I hope they make a cine T1.3 version of this lens on the rokinon side. It would be very popular among the low budget and indie film world where they already sell a ton of thier cinema lenses.


----------



## aceflibble (Feb 19, 2018)

Should be nice. The XP 85 has really nice rendering and as long as you can work with manual focus (or even better, if you prefer it) then it smokes the Canon 85 1.2. The Canon 50mm f/1.2 is kind of a technical dog in many regards—nice rendering, but barrel distortion and some pretty horrific aberration—so if this can follow their XP 85's example and just flat beat the Canon 50 while also keeping that nice rendering, we have a winner.
(Especially as the AF on the Canon 1.2s is so bad it makes you want to use them manually all the time anyway... but then, they have _awful_ manual focus, too.)


----------



## Khalai (Feb 19, 2018)

Sporgon said:


> So who buys all these Milvus, Otus Samyang-lenses-at-£600 for still photography ? Do they use LV or are they mainly by people who are using dslrs / mirrorless for video ? I can understand expensive, modern wide angle manual lenses but once we get to telephoto I'm baffled



LV mostly, actually.
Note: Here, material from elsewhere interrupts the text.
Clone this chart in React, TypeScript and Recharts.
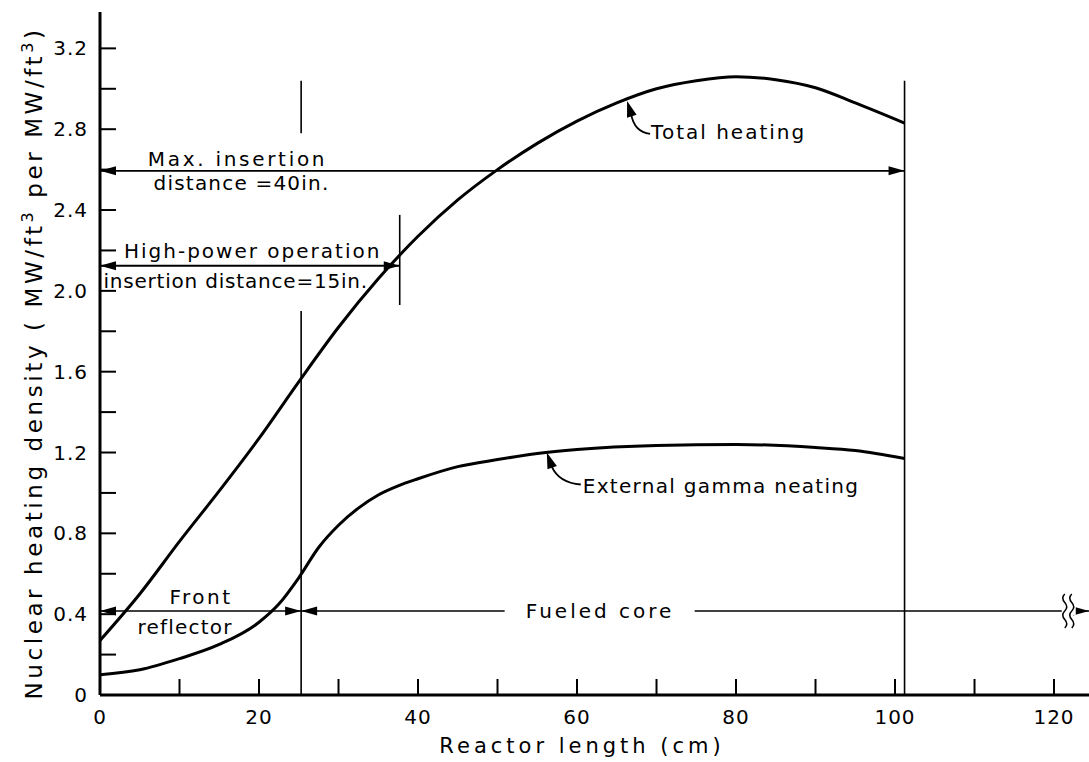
import { LineChart, Line, XAxis, YAxis, ReferenceLine, ReferenceDot, Label } from 'recharts';

// curves (x in cm, y in MW/ft3 per MW/ft3)
const totalX = [0, 5, 10, 15, 20, 25, 30, 35, 40, 45, 50, 55, 60, 65, 70, 75, 80, 85, 90, 95, 101.2];
const totalY = [0.27, 0.5, 0.76, 1.01, 1.27, 1.55, 1.82, 2.06, 2.27, 2.45, 2.6, 2.73, 2.84, 2.93, 3.0, 3.04, 3.06, 3.045, 3.005, 2.93, 2.83];

const gammaX = [0, 5, 10, 15, 20, 22.5, 25, 27.5, 30, 32.5, 35, 37.5, 40, 45, 50, 55, 60, 70, 80, 90, 95, 101.2];
const gammaY = [0.1, 0.125, 0.18, 0.25, 0.36, 0.45, 0.58, 0.73, 0.84, 0.925, 0.99, 1.035, 1.07, 1.13, 1.165, 1.195, 1.215, 1.235, 1.24, 1.225, 1.21, 1.17];

const xTicks = [0, 10, 20, 30, 40, 50, 60, 70, 80, 90, 100, 110, 120];
const yTicks = [0, 0.2, 0.4, 0.6, 0.8, 1.0, 1.2, 1.4, 1.6, 1.8, 2.0, 2.2, 2.4, 2.6, 2.8, 3.0, 3.2];

const totalData = totalX.map((x, i) => ({ x, y: totalY[i] }));
const gammaData = gammaX.map((x, i) => ({ x, y: gammaY[i] }));

// annotation text: [x, y, text, dx, dy, fontSize, letterSpacing, anchor]
const notes: [number, number, string, number, number, number, number, string][] = [
  [17.3, 2.594, 'Max. insertion', 0, -5, 20, 2.7, 'middle'],
  [17.3, 2.594, 'distance =40in.', 4, 19, 20, 1.2, 'middle'],
  [18.2, 2.124, 'High-power operation', 8, -8, 20, 2, 'middle'],
  [18.2, 2.124, 'insertion distance=15in.', -9, 22, 20, 0.8, 'middle'],
  [12.7, 0.416, 'Front', 0, -7, 20, 2.5, 'middle'],
  [10.7, 0.416, 'reflector', 0, 23, 20, 1.2, 'middle'],
  [62.9, 0.416, 'Fueled core', 0, 7, 20, 3, 'middle'],
];

const FONT = '"DejaVu Sans", sans-serif';

const head = (x: number, y: number, dx: number, dy: number, len = 16, w = 4.5) => {
  const n = Math.hypot(dx, dy);
  const ux = dx / n;
  const uy = dy / n;
  const bx = x - ux * len;
  const by = y - uy * len;
  return `${x},${y} ${bx - uy * w},${by + ux * w} ${bx + uy * w},${by - ux * w}`;
};

const arrowLine = (start: boolean, end: boolean, width = 1.6) => (p: any) => {
  const { x1, y1, x2, y2 } = p;
  return (
    <g>
      <line x1={x1} y1={y1} x2={x2} y2={y2} stroke="#000" strokeWidth={width} />
      {start && <polygon points={head(x1, y1, x1 - x2, y1 - y2)} fill="#000" />}
      {end && <polygon points={head(x2, y2, x2 - x1, y2 - y1)} fill="#000" />}
    </g>
  );
};

const XTick = (p: any) => {
  const { x, y, payload } = p;
  const v = payload.value;
  return (
    <g>
      {v > 0 && <line x1={x} y1={y} x2={x} y2={y - 16} stroke="#000" strokeWidth={2} />}
      {v % 20 === 0 && (
        <text x={x} y={y + 29} textAnchor="middle" fontFamily={FONT} fontSize={20} letterSpacing={1} fill="#000">
          {v}
        </text>
      )}
    </g>
  );
};

const YTick = (p: any) => {
  const { x, y, payload } = p;
  const v = payload.value;
  const lab = Math.round(v * 10) % 4 === 0;
  return (
    <g>
      {v > 0 && <line x1={x} y1={y} x2={x + 16} y2={y} stroke="#000" strokeWidth={2} />}
      {lab && (
        <text x={x - 12} y={y + 7} textAnchor="end" fontFamily={FONT} fontSize={20} letterSpacing={1} fill="#000">
          {v === 0 ? '0' : v.toFixed(1)}
        </text>
      )}
    </g>
  );
};

const YTitle = () => (
  <text
    x={42}
    y={363}
    transform="rotate(-90, 42, 363)"
    textAnchor="middle"
    fontFamily={FONT}
    fontSize={23}
    letterSpacing={3.6}
    fill="#000"
  >
    Nuclear heating density ( MW/ft
    <tspan fontSize={16} dy={-9}>3</tspan>
    <tspan dy={9}> per MW/ft</tspan>
    <tspan fontSize={16} dy={-9}>3</tspan>
    <tspan dy={9}>)</tspan>
  </text>
);

const XTitle = () => (
  <text x={582} y={753} textAnchor="middle" fontFamily={FONT} fontSize={21} letterSpacing={4} fill="#000">
    Reactor length (cm)
  </text>
);

const leader = (tdx: number, tdy: number, text: string, ls: number, path: number[]) => (p: any) => {
  const { cx, cy } = p;
  const [a, b, c, d, e, f] = path;
  return (
    <g>
      <path d={`M${cx + a},${cy + b} Q${cx + c},${cy + d} ${cx + e},${cy + f}`} fill="none" stroke="#000" strokeWidth={1.8} />
      <polygon points={head(cx, cy, -e, -f, 16, 5)} fill="#000" />
      <text x={cx + tdx} y={cy + tdy} fontFamily={FONT} fontSize={20} letterSpacing={ls} fill="#000">
        {text}
      </text>
    </g>
  );
};

const squiggle = (p: any) => {
  const { cx, cy } = p;
  const wave = (x: number) =>
    `M${x},${cy - 17} q-4,4 0,8.5 q4,4.5 0,8.5 q-4,4 0,8.5 q4,4.5 0,8.5`;
  return (
    <g>
      <rect x={cx - 1} y={cy - 4} width={14} height={8} fill="#fff" />
      <path d={wave(cx + 2)} fill="none" stroke="#000" strokeWidth={1.5} />
      <path d={wave(cx + 9)} fill="none" stroke="#000" strokeWidth={1.5} />
    </g>
  );
};

export default function App() {
  return (
    <div style={{ position: 'absolute', left: 0, top: 0, background: '#fff' }}>
      <LineChart width={1089} height={762} margin={{ top: 12, right: 0, bottom: 0, left: 0 }}>
        <XAxis
          dataKey="x"
          type="number"
          domain={[0, 124.4]}
          ticks={xTicks}
          interval={0}
          tickLine={false}
          tickSize={0}
          tickMargin={0}
          tick={<XTick />}
          axisLine={{ stroke: '#000', strokeWidth: 3 }}
          height={67}
          allowDataOverflow
        >
          <Label content={<XTitle />} />
        </XAxis>
        <YAxis
          dataKey="y"
          type="number"
          domain={[0, 3.38]}
          ticks={yTicks}
          interval={0}
          tickLine={false}
          tickSize={0}
          tickMargin={0}
          tick={<YTick />}
          axisLine={{ stroke: '#000', strokeWidth: 3 }}
          width={100}
          allowDataOverflow
        >
          <Label content={<YTitle />} />
        </YAxis>

        {/* vertical boundaries */}
        <ReferenceLine segment={[{ x: 25.3, y: 3.04 }, { x: 25.3, y: 2.78 }]} shape={arrowLine(false, false)} />
        <ReferenceLine segment={[{ x: 25.3, y: 1.9 }, { x: 25.3, y: 0 }]} shape={arrowLine(false, false)} />
        <ReferenceLine segment={[{ x: 37.7, y: 2.376 }, { x: 37.7, y: 1.93 }]} shape={arrowLine(false, false)} />
        <ReferenceLine segment={[{ x: 101.2, y: 3.04 }, { x: 101.2, y: 0 }]} shape={arrowLine(false, false)} />

        {/* insertion distances */}
        <ReferenceLine segment={[{ x: 0, y: 2.594 }, { x: 101.2, y: 2.594 }]} shape={arrowLine(true, true)} />
        <ReferenceLine segment={[{ x: 0, y: 2.124 }, { x: 37.7, y: 2.124 }]} shape={arrowLine(true, true, 2)} />

        {/* front reflector / fueled core */}
        <ReferenceLine segment={[{ x: 0, y: 0.416 }, { x: 25.3, y: 0.416 }]} shape={arrowLine(true, true)} />
        <ReferenceLine segment={[{ x: 25.3, y: 0.416 }, { x: 50.9, y: 0.416 }]} shape={arrowLine(true, false)} />
        <ReferenceLine segment={[{ x: 74.8, y: 0.416 }, { x: 124.4, y: 0.416 }]} shape={arrowLine(false, true)} />
        <ReferenceDot x={121.1} y={0.416} shape={squiggle} ifOverflow="visible" />

        {notes.map(([x, y, t, dx, dy, fs, ls, anchor], i) => (
          <ReferenceDot
            key={i}
            x={x}
            y={y}
            shape={(p: any) => (
              <text
                x={p.cx + dx}
                y={p.cy + dy}
                textAnchor={anchor as any}
                fontFamily={FONT}
                fontSize={fs}
                letterSpacing={ls}
                fill="#000"
              >
                {t}
              </text>
            )}
          />
        ))}

        <Line data={totalData} dataKey="y" type="monotone" stroke="#000" strokeWidth={3} dot={false} isAnimationActive={false} />
        <Line data={gammaData} dataKey="y" type="monotone" stroke="#000" strokeWidth={3} dot={false} isAnimationActive={false} />

        <ReferenceDot x={66.3} y={2.94} shape={leader(24, 38, 'Total heating', 2, [23, 33, 7, 31, 4, 13])} />
        <ReferenceDot x={56.2} y={1.2} shape={leader(36, 40, 'External gamma neating', 1.3, [34, 32, 12, 30, 5, 14])} />
      </LineChart>
    </div>
  );
}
I bought some used Classic Zeiss primes to slow down my personal photography and I also very much like the aesthetics of those primes as well as colours and overall contrast/rendering/pop thingy.


----------



## roberto (Feb 20, 2018)

It doesn't have AF..

Specifications:
Focal Length: 50mm
Maximum Aperture: 1.2
Image Circle: 24 × 36 mm (full-frame). Will also fit APS-C
Lens Mount: Canon EF
Focusing: Manual
Image Stabilizer: No
Optical Construction: 11 elements / 8 groups
Minimum Aperture: 16
Minimum Focus: 45cm
Maximum Magnification: 0.17x (1:5.9)
Aperture Blades: 9
Filter Size: 86mm
Length: 117mm
Diameter: 93mm
Weight: 1200g
Included Accessories: Lens hood. Front and rear lens caps


----------